A small, lab‑safe utility that attempts to recover the password for files encrypted with the pyAesCrypt format (*.aes). Built for your own data recovery, training, and research.

status license python


Features

  • Wordlist brute force against pyAesCrypt (*.aes) files
  • Resume capability via --resume <N> to skip the first N candidates
  • Streaming decryption using pyAesCrypt’s buffered API (default 64 KiB blocks)
  • Safe output handling: writes to a temporary file first, then atomically moves on success
  • Minimal dependencies and a straightforward CLI

This tool targets the pyAesCrypt container format specifically. It does not attack general ZIP/7z/GPG containers.


How it works (at a glance)

For each candidate password in the wordlist:

  1. Attempt decryption via pyAesCrypt.decryptFile(infile, tmp_out, password, BUF_SIZE).
  2. On success, move the temporary file to the requested output path.
  3. On failure, catch the exception and continue with the next candidate.

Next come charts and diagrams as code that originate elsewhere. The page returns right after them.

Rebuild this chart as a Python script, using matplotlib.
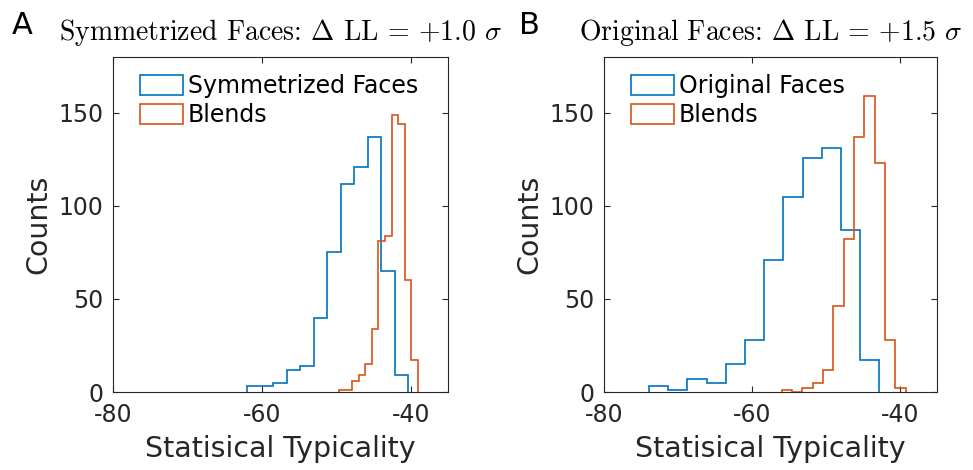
import numpy as np
import matplotlib
matplotlib.use('Agg')
import matplotlib.pyplot as plt

plt.rcParams['mathtext.fontset'] = 'cm'
plt.rcParams['font.family'] = 'DejaVu Sans'
plt.rcParams['axes.unicode_minus'] = False

# panel A: symmetrized faces vs blends
a_sym_edges = np.linspace(-62.06, -40.36, 13)
a_sym_counts = [3, 3, 5, 12, 14, 40, 75, 112, 121, 137, 65, 9]
a_bl_edges = np.linspace(-49.62, -39.06, 13)
a_bl_counts = [1, 1, 6, 9, 15, 34, 81, 84, 149, 144, 60, 17]

# panel B: original faces vs blends
b_orig_edges = np.linspace(-73.91, -42.8, 13)
b_orig_counts = [3, 1, 7, 5, 15, 28, 71, 105, 126, 131, 87, 17]
b_bl_edges = np.linspace(-56.0, -39.24, 13)
b_bl_counts = [1, 0, 2, 5, 12, 46, 82, 137, 159, 123, 28, 2]

titles = [r'Symmetrized Faces: $\Delta$ LL = +1.0 $\sigma$',
          r'Original Faces: $\Delta$ LL = +1.5 $\sigma$']
face_names = ['Symmetrized Faces', 'Original Faces']

blue = '#0072BD'
orange = '#D95319'
dark = '#262626'

fig = plt.figure(figsize=(9.73, 4.70), dpi=100)
ax1 = fig.add_axes([113/973, 78/470, 335/973, 335/470])
ax2 = fig.add_axes([604/973, 78/470, 333/973, 335/470])

panels = [
    (ax1, a_sym_edges, a_sym_counts, a_bl_edges, a_bl_counts),
    (ax2, b_orig_edges, b_orig_counts, b_bl_edges, b_bl_counts),
]

for i, (ax, fe, fc, be, bc) in enumerate(panels):
    ax.hist(fe[:-1], bins=fe, weights=fc, histtype='step', color=blue,
            linewidth=1.2, label=face_names[i])
    ax.hist(be[:-1], bins=be, weights=bc, histtype='step', color=orange,
            linewidth=1.2, label='Blends')
    ax.set_xlim(-80, -35)
    ax.set_ylim(0, 180)
    ax.set_xticks([-80, -60, -40])
    ax.set_yticks([0, 50, 100, 150])
    ax.tick_params(direction='in', top=True, right=True, labelsize=17,
                   colors=dark, length=4, width=0.8)
    ax.tick_params(axis='x', pad=8)
    ax.tick_params(axis='y', pad=7)
    for s in ax.spines.values():
        s.set_color(dark)
        s.set_linewidth(0.8)
    ax.set_xlabel('Statisical Typicality', fontsize=20.5, color=dark, labelpad=6)
    ax.set_ylabel('Counts', fontsize=20.5, color=dark, labelpad=4)
    ax.set_title(titles[i], fontsize=20, pad=12, color='black', family='cmr10')
    leg = ax.legend(loc='upper left', bbox_to_anchor=(0.075, 0.955),
                    borderaxespad=0, frameon=False, fontsize=17,
                    handlelength=1.8, handleheight=0.9, labelspacing=0.2,
                    borderpad=0.1, handletextpad=0.2)

fig.text(12/973, 1 - 34/470, 'A', fontsize=22, color='black')
fig.text(519/973, 1 - 34/470, 'B', fontsize=22, color='black')

fig.savefig('out.png', dpi=100)
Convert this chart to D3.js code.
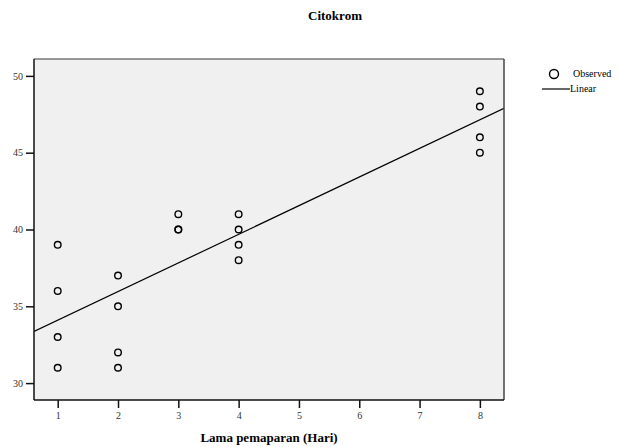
<!DOCTYPE html>
<html>
<head>
<meta charset="utf-8">
<script src="https://cdn.jsdelivr.net/npm/d3@7"></script>
<style>
body { margin: 0; background: #fff; }
svg text { font-family: "Liberation Serif", "Times New Roman", serif; }
</style>
</head>
<body>
<div class="content"></div>
<script>
var days = [1, 1, 1, 1, 2, 2, 2, 2, 3, 3, 3, 4, 4, 4, 4, 8, 8, 8, 8];
var citokrom = [39, 36, 33, 31, 37, 35, 32, 31, 41, 40, 40, 41, 40, 39, 38, 49, 48, 46, 45];
var xTicks = [1, 2, 3, 4, 5, 6, 7, 8];
var yTicks = [30, 35, 40, 45, 50];

var svg = d3.select('.content').append('svg')
    .attr('width', 619)
    .attr('height', 447);

var plotLeft = 34, plotTop = 59, plotRight = 504, plotBottom = 400;

var x = d3.scaleLinear().domain([0.607, 8.4]).range([plotLeft, plotRight]);
var y = d3.scaleLinear().domain([28.9, 51.1]).range([plotBottom, plotTop]);

// plot background
svg.append('rect')
    .attr('x', plotLeft).attr('y', plotTop)
    .attr('width', plotRight - plotLeft).attr('height', plotBottom - plotTop)
    .attr('fill', '#f0f0f0');

// least squares fit
var n = days.length;
var mx = d3.mean(days), my = d3.mean(citokrom);
var sxy = 0, sxx = 0;
for (var i = 0; i < n; i++) {
    sxy += (days[i] - mx) * (citokrom[i] - my);
    sxx += (days[i] - mx) * (days[i] - mx);
}
var slope = sxy / sxx;
var intercept = my - slope * mx;

svg.append('clipPath').attr('id', 'plotclip')
    .append('rect')
    .attr('x', plotLeft).attr('y', plotTop)
    .attr('width', plotRight - plotLeft).attr('height', plotBottom - plotTop);

var x0 = x.domain()[0], x1 = x.domain()[1];
svg.append('line')
    .attr('clip-path', 'url(#plotclip)')
    .attr('x1', x(x0)).attr('y1', y(intercept + slope * x0))
    .attr('x2', x(x1)).attr('y2', y(intercept + slope * x1))
    .attr('stroke', '#000')
    .attr('stroke-width', 1.2);

for (var i = 0; i < n; i++) {
    svg.append('circle')
        .attr('cx', x(days[i]))
        .attr('cy', y(citokrom[i]))
        .attr('r', 3.3)
        .attr('fill', 'none')
        .attr('stroke', '#000')
        .attr('stroke-width', 1.4);
}

// frame
svg.append('line').attr('x1', plotLeft).attr('y1', plotTop).attr('x2', plotRight).attr('y2', plotTop)
    .attr('stroke', '#777').attr('stroke-width', 1.5);
svg.append('line').attr('x1', plotRight).attr('y1', plotTop).attr('x2', plotRight).attr('y2', plotBottom)
    .attr('stroke', '#444').attr('stroke-width', 1.5);

var xAxis = svg.append('g')
    .attr('transform', 'translate(0,' + plotBottom + ')')
    .call(d3.axisBottom(x).tickValues(xTicks).tickSize(8).tickPadding(4).tickFormat(d3.format('d')));
var yAxis = svg.append('g')
    .attr('transform', 'translate(' + plotLeft + ',0)')
    .call(d3.axisLeft(y).tickValues(yTicks).tickSize(8).tickPadding(3).tickFormat(d3.format('d')));

[xAxis, yAxis].forEach(function (g) {
    g.select('.domain').attr('stroke', '#111').attr('stroke-width', 1.5);
    g.selectAll('.tick line').attr('stroke', '#111').attr('stroke-width', 1.5);
    g.selectAll('.tick text')
        .attr('fill', '#333')
        .style('font-family', '"Liberation Serif", serif')
        .style('font-size', '10px');
});
xAxis.select('.domain').attr('d', 'M' + plotLeft + ',0H' + plotRight);
yAxis.select('.domain').attr('d', 'M0,' + plotTop + 'V' + plotBottom);

// title and axis label
svg.append('text')
    .attr('x', 335).attr('y', 20)
    .attr('text-anchor', 'middle')
    .attr('font-weight', 'bold')
    .attr('font-size', '13px')
    .text('Citokrom');

svg.append('text')
    .attr('x', 269).attr('y', 442)
    .attr('text-anchor', 'middle')
    .attr('font-weight', 'bold')
    .attr('font-size', '13px')
    .text('Lama pemaparan (Hari)');

// legend
svg.append('circle')
    .attr('cx', 554).attr('cy', 74).attr('r', 4.5)
    .attr('fill', 'none').attr('stroke', '#000').attr('stroke-width', 1.4);
svg.append('text')
    .attr('x', 573).attr('y', 77)
    .attr('font-size', '10px')
    .text('Observed');
svg.append('line')
    .attr('x1', 542).attr('y1', 89).attr('x2', 570).attr('y2', 89)
    .attr('stroke', '#000').attr('stroke-width', 1.2);
svg.append('text')
    .attr('x', 570).attr('y', 92)
    .attr('font-size', '10px')
    .text('Linear');
</script>
</body>
</html>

No plaintext is kept if a password is incorrect; temporary files are cleaned up.


Quick start

1) Install requirements

python -m venv .venv && source .venv/bin/activate
pip install pyAesCrypt

If you prefer pinned versions, add pyAesCrypt to your requirements.txt and pin a specific release.

2) Usage

The script name below reflects your file: simple_pyaes_bruteforce.py.

# Basic usage
python simple_pyaes_bruteforce.py \
  -i encrypted_file.aes \
  -w /path/to/wordlist.txt \
  -o recovered.bin
# Resume from a specific wordlist index (e.g., 10000th candidate)
python simple_pyaes_bruteforce.py \
  -i web_20250806_120723.zip.aes \
  -w rockyou.txt \
  -o web.zip \
  --resume 10000

Command‑line options (as implemented in this repository):

Flag Description
-i, --infile Path to the *.aes file (pyAesCrypt format)
-w, --wordlist Path to the candidate password list (one per line)
-o, --outfile Where to write the decrypted output on success
--resume (Optional) Integer offset in the wordlist to skip candidates

Run python simple_pyaes_bruteforce.py -h for the authoritative help, in case you’ve modified flags.


Notes & limitations

  • Format: Supports files created with pyAesCrypt. (This is not a generic AES file cracker.)
  • Buffer size: Defaults to BUF_SIZE = 64 * 1024 (64 KiB), matching pyAesCrypt defaults.
  • Performance: CPU‑bound + I/O‑bound; for large wordlists, prefer an SSD and avoid verbose logging.
  • Stability: On successful decryption, the temporary file is atomically moved to the final path. On failure, the temp file is removed.
  • Integrity: pyAesCrypt performs integrity checks; wrong passwords raise an exception which this tool treats as “try next”.

Ethics & legal

This tool is intended for:

  • recovering your own lost passwords,
  • research/education in a lawful, authorized context.

Do not use it on data you do not own or lack explicit permission to test. You are solely responsible for complying with applicable laws and agreements.


Tips

  • Make sure your terminal encoding can handle passwords with non‑ASCII characters.
  • Consider splitting large wordlists and using the --resume flag to chunk progress.
  • Keep backups of .aes files before experiments to avoid accidental overwrites.

Project layout

.
├── simple_pyaes_bruteforce.py
└── README.md  (this file)

License

MIT — see LICENSE.


Acknowledgements

  • pyAesCrypt for the encryption container and reference implementation.

About

A tiny, single-process pyAesCrypt password bruteforcer for .aes files.